Приманкой служила сама квартира, а вернее, ее единственная комната, большая и совершенно пустая. В первый день дети остановились на пороге этого дивно пустого, ничем не забитого пространства, как зачарованные, а потом словно сошли с ума, скача, валяясь по полу, ползая на коленях и визжа в приливе чувств. Соломон Исакович раз и навсегда позволил им делать там, что они хотят, и звук этих неслыханных слов: «абсолютно все, что хотите», — произвел на них магическое действие. Они без капризов ели, что он им давал, безропотно делали уроки на кухонном столе, затем исчезали за дверью комнаты — и Соломон Исакович знал, что до вечера может быть спокоен.
В присутствии детей он не заглядывал в комнату, не проверял, что они там делают и что туда приносят, не велел им убирать за собой и не требовал чистоты. Изредка из комнаты доносились вопли — дети дрались. Соломон Исакович выжидал минуту-другую, если вопли не прекращались, стучал в стену и громко говорил:
— В чем дело?
Обычно этого было достаточно, вопли переходили в сдавленное пыхтение; если накал страстей был слишком велик, он подходил к закрытой двери и распоряжался:
— Оба сюда!
Они выкатывались в прихожую, жалуясь друг на друга и требуя, чтобы он их рассудил. Соломон Исакович, не слушая жалоб, загонял их в ванную, быстро обтирал им разгоряченные лица мокрым холодным полотенцем, приглаживал волосы и отпускал.
Дети были избалованные, замученные не столько родительской любовью, сколько животным страхом за их физическое благополучие, приученные к бесконечным запретам и ограничениям, которые были неизбежны в тесной, убогой обстановке их жизни и преодолевались только слезами, криками, отказом от еды и болезнями. Их родители завидовали той легкости, с которой Соломон Исакович управлялся с детьми, и, как он догадывался, не раз обсуждали его в присутствии детей.
— Конечно, — сказала ему однажды девочка, сидя за столом в кухне и поджидая, пока разогреются котлеты, — ты можешь себе позволить не обставлять квартиру, не то что другие.
— Да? — сказал Соломон Исакович.
— Ты в своей комнате купался, — вставил мальчик. — Всю квартиру нам в прошлом году испохабил.
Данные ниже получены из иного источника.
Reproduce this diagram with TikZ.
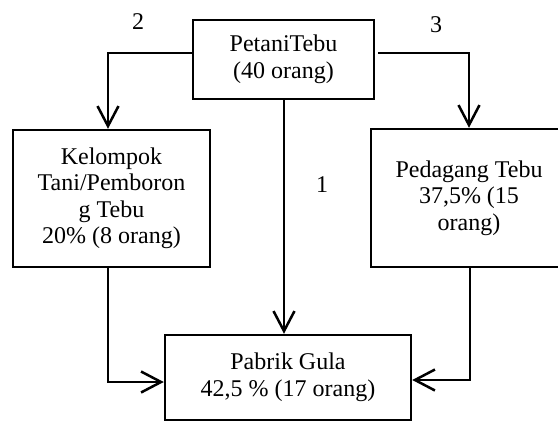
\documentclass[tikz,border=0pt]{standalone}
\usepackage{fontspec}
\setmainfont{Liberation Serif}
\usetikzlibrary{arrows.meta}

\tikzset{
    kotak/.style={draw, line width=2.5pt, align=center, inner sep=0pt, font=\fontsize{24}{26.5}\selectfont},
    panah/.style={-{Straight Barb[length=20pt, width=21pt, line width=2.5pt]}},
    angka/.style={font=\fontsize{24}{26.5}\selectfont}
}

\begin{document}
\begin{tikzpicture}[x=1pt, y=-1pt]

    \useasboundingbox (0,0) rectangle (558,421);

    \node [kotak, minimum width=181pt, minimum height=79pt] (petani) at (283.5,59.5) {PetaniTebu\\(40 orang)};
    \node [kotak, minimum width=197pt, minimum height=137pt] (kelompok) at (111.5,198.5) {Kelompok\\Tani/Pemboron\\g Tebu\\20\% (8 orang)};
    \node [kotak, minimum width=196pt, minimum height=138pt] (pedagang) at (469,198) {Pedagang Tebu\\37,5\% (15\\orang)};
    \node [kotak, minimum width=246pt, minimum height=85pt] (pabrik) at (288,377.5) {Pabrik Gula\\42,5 \% (17 orang)};

    \draw [panah, line width=2.5pt] ([yshift=6.5pt]petani.west) -| ([xshift=-3.5pt]kelompok.north);
    \draw [panah, line width=2.5pt] ([xshift=3pt, yshift=6.5pt]petani.east) -| (pedagang.north);
    \draw [panah, line width=2.5pt] ([xshift=0.5pt]petani.south) -- ([xshift=0.5pt]petani.south |- pabrik.north);

    \draw [panah, line width=1.3pt] ([xshift=-3.5pt]kelompok.south) |- ([yshift=-4.5pt]pabrik.west);
    \draw [panah, line width=1.3pt] ([xshift=1pt]pedagang.south) |- ([yshift=-2.5pt]pabrik.east);

    \node [angka] (n2) at (138,22) {2};
    \node [angka] (n3) at (436,25) {3};
    \node [angka] (n1) at (322,185) {1};

\end{tikzpicture}
\end{document}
— Потому что, — продолжала девочка, не обращая внимания на брата, — ты все равно скоро отсюда уедешь.
— Почему ты так думаешь? — спросил Соломон Исакович.
— Папе управдом сказал. И очень хорошо, что ты уедешь, по крайней мере, квартира достанется порядочным людям.
Соломон Исакович разложил котлеты с картошкой по тарелкам, поставил на стол.
— Не хочу, — сказал мальчик и оттолкнул тарелку.
— Смотри, — сказал Соломон Исакович, — больше ничего не будет.
— Ему жалко, что ты уедешь, — объяснила девочка.
— Ну, это еще не завтра, — успокоительно сказал Соломон Исакович. — А может, и вообще не уеду. Вы ешьте и пойдете играть.
— Уедешь, уедешь, — уверенно заявила девочка.
— И играть не хочу, — сказал мальчик угрюмо.
— Ну и не надо, посиди здесь, — согласился Соломон Исакович.
— А ты надолго уедешь? — спросила девочка.
Соломон Исакович пожал плечами. Он был очень огорчен, что дети завели этот разговор. Да и жутковато было сознавать, что все кругом осведомлены о его планах. Впрочем, этого, конечно, следовало ожидать.
— Он навсегда уедет, — убедительно сказала девочка.
Мальчик вопросительно посмотрел на Соломона Исаковича.
— Если уеду, то навсегда, — неохотно потвердил Соломон Исакович.
— И тебе не стыдно? — спросила девочка с любопытством.
— Стыдно? Что же тут стыдного?
— Как что? Учительница сказала, это позор, что таким людям, как ты, позволяют покидать нашу страну…
— Что же, ей тоже жалко, что я уеду? — усмехнулся Соломон Исакович.
— Не жалко! Не жалко! А стыдно!
Мальчик громко заплакал. Девочка схватила кусок котлеты и сунула ему в открытый рот, торжествующе повторяя:
— Стыд-позор! Стыд-позор!
Мальчик вцепился ей в волосы, оба заревели, и к тому времени, как Соломон Исакович навел порядок с помощью мокрого полотенца, разговор об его отъезде был забыт.